The following is a "revoked" standard (which is probably why you can find it freely available here http://www.chinafastener.biz/gb/am/file_list.aspx?action=download&id=215&ext=pdf). I am going through the academic exercise on page 49 of the standard (Appendix B), and I am having a hard time understanding how they calculated the pitch diameter tolerance for tolerance grade 5. If I use table 10, I find that for the basic major diameter of 30mm, I have two pitch values which I interpolate between. For tolerance grade five, I interpolate between 100 and 118, to get 109 microns.
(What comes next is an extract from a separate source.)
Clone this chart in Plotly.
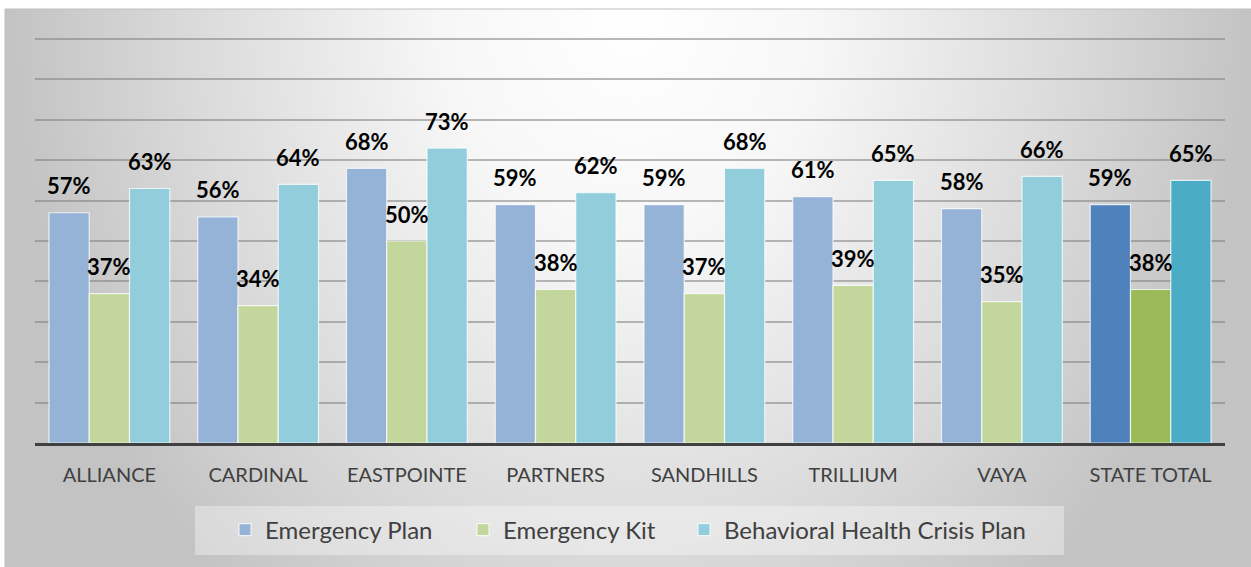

If I use the formula in 6.12.5 (page 28), I calculate Td2(6) = 90*(1.25)^0.4*(30)^0.1 = 138.267 microns, which when converting to tolerance grade 5, I get Td2(5) = 0.8*Td2(6) = 110.613. If I round that value to the nearest R40 preferred number, I get 112 microns. If I round Td2(6) to the nearest R40 preferred number before converting to tolerance grade 5, I get 140 microns, which when converted, is 112 microns. I'm quite confused on how they arrived at 108 microns in the example. I really want to make sure I get this correct for no reason other than that this shouldn't be too hard to calculate otherwise it's usefulness would be limited.
Hopefully this was the right section to post this in, but if not please move it accordingly.
Cheers,
Matt
Hopefully this was the right section to post this in, but if not please move it accordingly.
Cheers,
Matt